All communication to the hex.pm API and repository happens over HTTPS. When a user authenticates a new machine with mix hex.user auth we generate three keys:
- A repository key used to authenticate against the repository when fetching private packages
- An API key for performing read-only actions on the API
- An API key encrypted with your passphrase for performing write actions on the API (for example publishing a new package)
All keys use HMAC, which means we never store your user secret.
Packages are stored on a private Amazon S3 bucket and we use Fastly as CDN to access the bucket. Based on the URL of the request to the repository we determine if the package requires authenticated access, if it does the CDN edge node makes a “preflight request” to the hex.pm API to verify the repository key against our database. Only if it succeeds do we continue with the request to the S3 bucket.

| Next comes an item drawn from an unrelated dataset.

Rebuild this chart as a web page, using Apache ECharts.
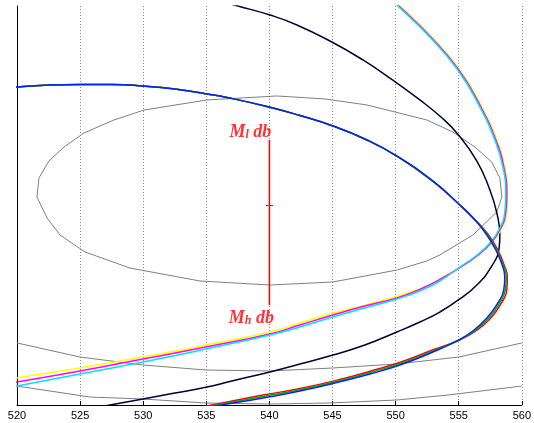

Our API servers run on Google Cloud servers and our database uses Google Cloud SQL with at rest encryption.
As I said this is a broad question so if you can elaborate on your security needs or if you have more specific questions you will probably get better answers. If you have any questions you cannot share in public please contact us on support@hex.pm.
All the code around organizations and private packages is open source so if you want to review the security the best thing may be to look at the sources themselves: GitHub - hexpm/hexpm: API server and website for Hex · GitHub.
josevalim
This is unwelcoming and unfair for both the work being put on Hex and to @ryanwinchester which is completely within his rights to sell software.